* _Dataset excerpt_

Start

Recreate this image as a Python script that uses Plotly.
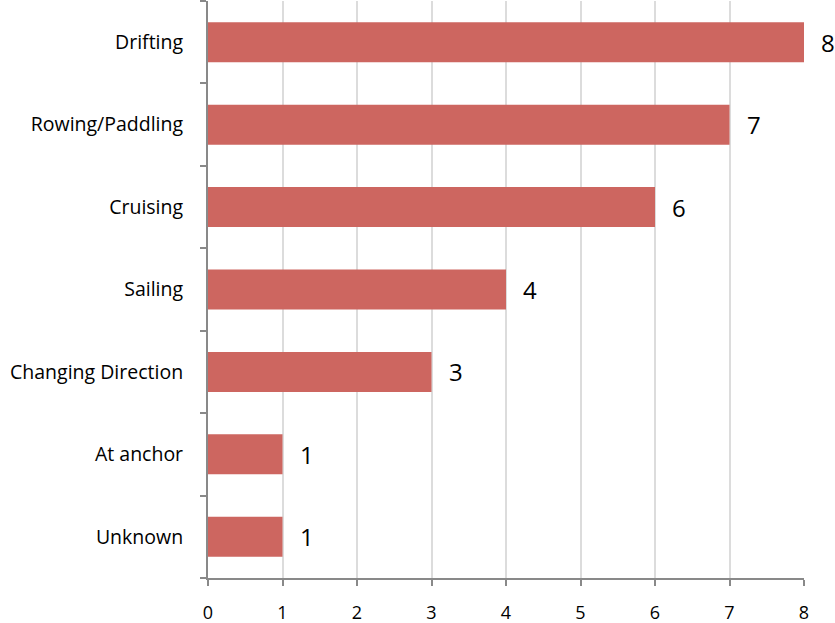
import plotly.graph_objects as go

categories = ["Unknown", "At anchor", "Changing Direction", "Sailing", "Cruising", "Rowing/Paddling", "Drifting"]
values = [1, 1, 3, 4, 6, 7, 8]
x_ticks = [0, 1, 2, 3, 4, 5, 6, 7, 8]

fig = go.Figure(go.Bar(
    y=categories, x=values, orientation="h",
    marker=dict(color="#cd6660", line=dict(width=0)),
))

for c, v in zip(categories, values):
    fig.add_annotation(
        x=v, y=c, text=str(v), showarrow=False,
        xanchor="left", yanchor="middle", xshift=15,
        font=dict(size=24, color="#000000", family="Open Sans"),
    )

fig.update_layout(
    width=835, height=623,
    margin=dict(l=208, r=31, t=1, b=45),
    plot_bgcolor="white", paper_bgcolor="white",
    bargap=0.515,
    showlegend=False,
    font=dict(family="Open Sans", color="#000000"),
)
fig.update_xaxes(
    range=[0, 8], tickvals=x_ticks, showgrid=True, gridcolor="#dcdcdc", gridwidth=2,
    showline=True, linecolor="#898989", linewidth=2,
    ticks="outside", ticklen=6, tickwidth=2, tickcolor="#898989",
    tickfont=dict(size=18), zeroline=False, automargin=False,
    ticklabelstandoff=11,
)
fig.update_yaxes(
    showgrid=False, showline=True, linecolor="#898989", linewidth=2,
    ticks="outside", ticklen=6, tickwidth=2, tickcolor="#898989",
    tickson="boundaries", tickfont=dict(size=19.5), automargin=False,
    ticklabelstandoff=19,
)

fig.write_html("out.html", config={"displayModeBar": False},
               post_script="document.body.style.margin='0px';")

End

* _Problem to work on_
The data above needs to be retyped exactly, with the images left out.

* _Response to the exercise_
Recreate this image as a Python script that uses Plotly.
import plotly.graph_objects as go

categories = ["Unknown", "At anchor", "Changing Direction", "Sailing", "Cruising", "Rowing/Paddling", "Drifting"]
values = [1, 1, 3, 4, 6, 7, 8]
x_ticks = [0, 1, 2, 3, 4, 5, 6, 7, 8]

fig = go.Figure(go.Bar(
    y=categories, x=values, orientation="h",
    marker=dict(color="#cd6660", line=dict(width=0)),
))

for c, v in zip(categories, values):
    fig.add_annotation(
        x=v, y=c, text=str(v), showarrow=False,
        xanchor="left", yanchor="middle", xshift=15,
        font=dict(size=24, color="#000000", family="Open Sans"),
    )

fig.update_layout(
    width=835, height=623,
    margin=dict(l=208, r=31, t=1, b=45),
    plot_bgcolor="white", paper_bgcolor="white",
    bargap=0.515,
    showlegend=False,
    font=dict(family="Open Sans", color="#000000"),
)
fig.update_xaxes(
    range=[0, 8], tickvals=x_ticks, showgrid=True, gridcolor="#dcdcdc", gridwidth=2,
    showline=True, linecolor="#898989", linewidth=2,
    ticks="outside", ticklen=6, tickwidth=2, tickcolor="#898989",
    tickfont=dict(size=18), zeroline=False, automargin=False,
    ticklabelstandoff=11,
)
fig.update_yaxes(
    showgrid=False, showline=True, linecolor="#898989", linewidth=2,
    ticks="outside", ticklen=6, tickwidth=2, tickcolor="#898989",
    tickson="boundaries", tickfont=dict(size=19.5), automargin=False,
    ticklabelstandoff=19,
)

fig.write_html("out.html", config={"displayModeBar": False},
               post_script="document.body.style.margin='0px';")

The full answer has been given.